The attack on the Marshall Islands-flagged carrier, owned by Connecticut-based Eagle Bulk, marks a significant escalation in the conflict affecting key Middle Eastern trade routes.
The US cargo ship, carrying steel products, sustained minor damage but reported no injuries, continuing its scheduled journey, CNN reported Monday.
This incident was part of a broader offensive that saw three missiles launched toward the Red Sea, with two failing to reach their target, as reported by Ambrey, a UK-based maritime security firm.
Eagle Bulk Shipping, listed on the New York Stock Exchange, confirmed the attack on its vessel approximately 100 miles offshore, describing it as being struck “by an unidentified projectile.”
The Houthi rebels, a Shiite group aligned with Iran, have not claimed responsibility for the attack on the Eagle Gibraltar. This latest strike follows a recent attempt by the Houthis to target the USS Laboon, a US destroyer operating in the southern Red Sea. The missile aimed at the USS Laboon was intercepted and destroyed by a US fighter jet.

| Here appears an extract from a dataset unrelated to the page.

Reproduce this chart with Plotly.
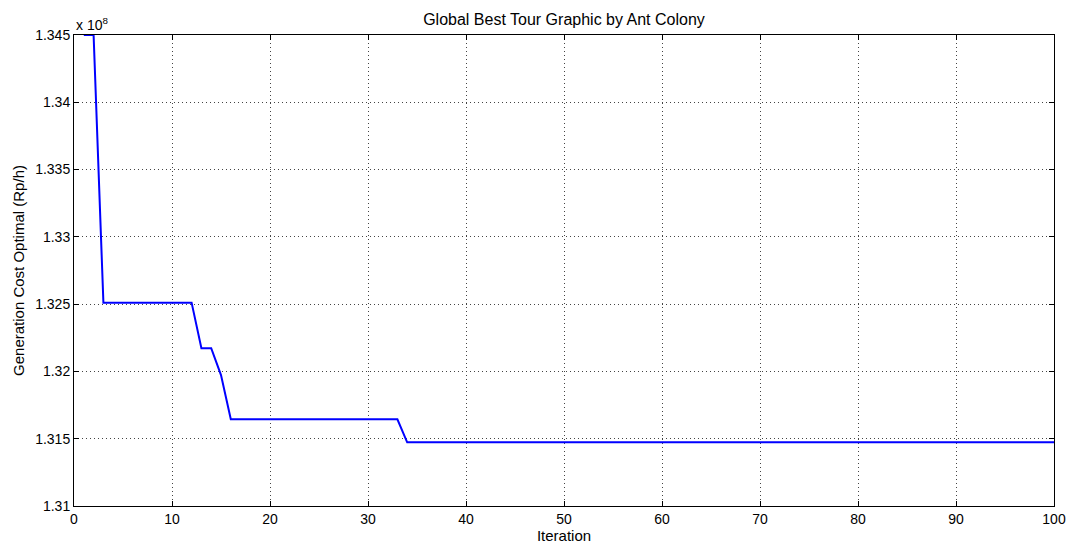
import plotly.graph_objects as go

# Iterations 1..100
iterations = list(range(1, 101))

# Global best generation cost (units of 1e8 Rp/h)
best_cost = [
    1.34500, 1.34500, 1.32511, 1.32511, 1.32511, 1.32511, 1.32511, 1.32511, 1.32511, 1.32511,
    1.32511, 1.32511, 1.32172, 1.32172, 1.31973, 1.31644, 1.31644, 1.31644, 1.31644, 1.31644,
    1.31644, 1.31644, 1.31644, 1.31644, 1.31644, 1.31644, 1.31644, 1.31644, 1.31644, 1.31644,
    1.31644, 1.31644, 1.31644, 1.31473, 1.31473, 1.31473, 1.31473, 1.31473, 1.31473, 1.31473,
    1.31473, 1.31473, 1.31473, 1.31473, 1.31473, 1.31473, 1.31473, 1.31473, 1.31473, 1.31473,
    1.31473, 1.31473, 1.31473, 1.31473, 1.31473, 1.31473, 1.31473, 1.31473, 1.31473, 1.31473,
    1.31473, 1.31473, 1.31473, 1.31473, 1.31473, 1.31473, 1.31473, 1.31473, 1.31473, 1.31473,
    1.31473, 1.31473, 1.31473, 1.31473, 1.31473, 1.31473, 1.31473, 1.31473, 1.31473, 1.31473,
    1.31473, 1.31473, 1.31473, 1.31473, 1.31473, 1.31473, 1.31473, 1.31473, 1.31473, 1.31473,
    1.31473, 1.31473, 1.31473, 1.31473, 1.31473, 1.31473, 1.31473, 1.31473, 1.31473, 1.31473,
]

x_ticks = [0, 10, 20, 30, 40, 50, 60, 70, 80, 90, 100]
y_ticks = [1.31, 1.315, 1.32, 1.325, 1.33, 1.335, 1.34, 1.345]
y_tick_text = ["1.31", "1.315", "1.32", "1.325", "1.33", "1.335", "1.34", "1.345"]

FONT = "Liberation Sans, Arial, sans-serif"

W, H = 1067, 545

fig = go.Figure()
fig.add_trace(go.Scatter(
    x=iterations, y=best_cost, mode="lines",
    line=dict(color="#0000ff", width=2),
    showlegend=False,
))

axis_common = dict(
    showline=True, linecolor="#000000", linewidth=1, mirror="ticks",
    ticks="inside", ticklen=5, tickcolor="#000000", tickwidth=1,
    showgrid=True, gridcolor="#444444", gridwidth=1, griddash="1px,3px",
    zeroline=False, automargin=False,
    tickfont=dict(family=FONT, size=14, color="#000000"),
)

fig.update_layout(
    width=W, height=H,
    margin=dict(l=74, r=13, t=35, b=39, autoexpand=False),
    paper_bgcolor="#ffffff", plot_bgcolor="#ffffff",
    title=dict(text="Global Best Tour Graphic by Ant Colony",
               x=(74 + 1054) / 2 / W, xanchor="center", y=1 - 19 / H, yanchor="middle",
               font=dict(family=FONT, size=16, color="#000000")),
    xaxis=dict(range=[0, 100], tickvals=x_ticks,
               title=dict(text="Iteration", standoff=2,
                          font=dict(family=FONT, size=15, color="#000000")),
               **axis_common),
    yaxis=dict(range=[1.31, 1.345], tickvals=y_ticks, ticktext=y_tick_text,
               title=dict(text="Generation Cost Optimal (Rp/h)", standoff=6,
                          font=dict(family=FONT, size=15, color="#000000")),
               **axis_common),
    annotations=[dict(text="x 10<sup>8</sup>", xref="paper", yref="paper",
                      x=0, y=1, xanchor="left", yanchor="bottom", showarrow=False,
                      font=dict(family=FONT, size=14, color="#000000"))],
)

fig.write_html(
    "out.html",
    config={"displayModeBar": False},
    post_script="document.body.style.margin='0';document.body.style.overflow='hidden';",
)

US Central Command has not confirmed that the USS Laboon was the specific target of the Houthi missile, maintaining a cautious approach in attributing these attacks. The missile originated from the vicinity of Hodeida, a strategic Red Sea port city under Houthi control.
The US denies any knowledge of an alleged airstrike in Hodeida, suggesting the possibility of a malfunction in the Houthis’ own missile systems.
The attacks on both the USS Laboon and the Eagle Gibraltar come in the wake of US and UK-led airstrikes, launched in response to the Houthi rebels’ aggressive actions against shipping vessels. The airstrikes targeted Houthi weapon depots, radar installations, and command centers, striking over 60 targets across various locations.
While the full extent of the damage inflicted on the Houthi rebels is not fully disclosed, US officials reported that the strikes resulted in the death of five fighters and injured six others. A subsequent US strike targeted a Houthi radar site.
The Houthi rebels have been focusing their efforts on disrupting a critical maritime corridor that links Asian and Middle Eastern energy and cargo shipments to the Suez Canal and Europe. Their campaign began in November as an apparent show of support for Palestinian Hamas militants in Gaza, and has raised concerns about the potential for the conflict in Gaza to spread throughout the region.
Hezbollah, another Iran-backed group, has also been actively launching missile strikes against Israel, adding to the growing tensions in the Red Sea area.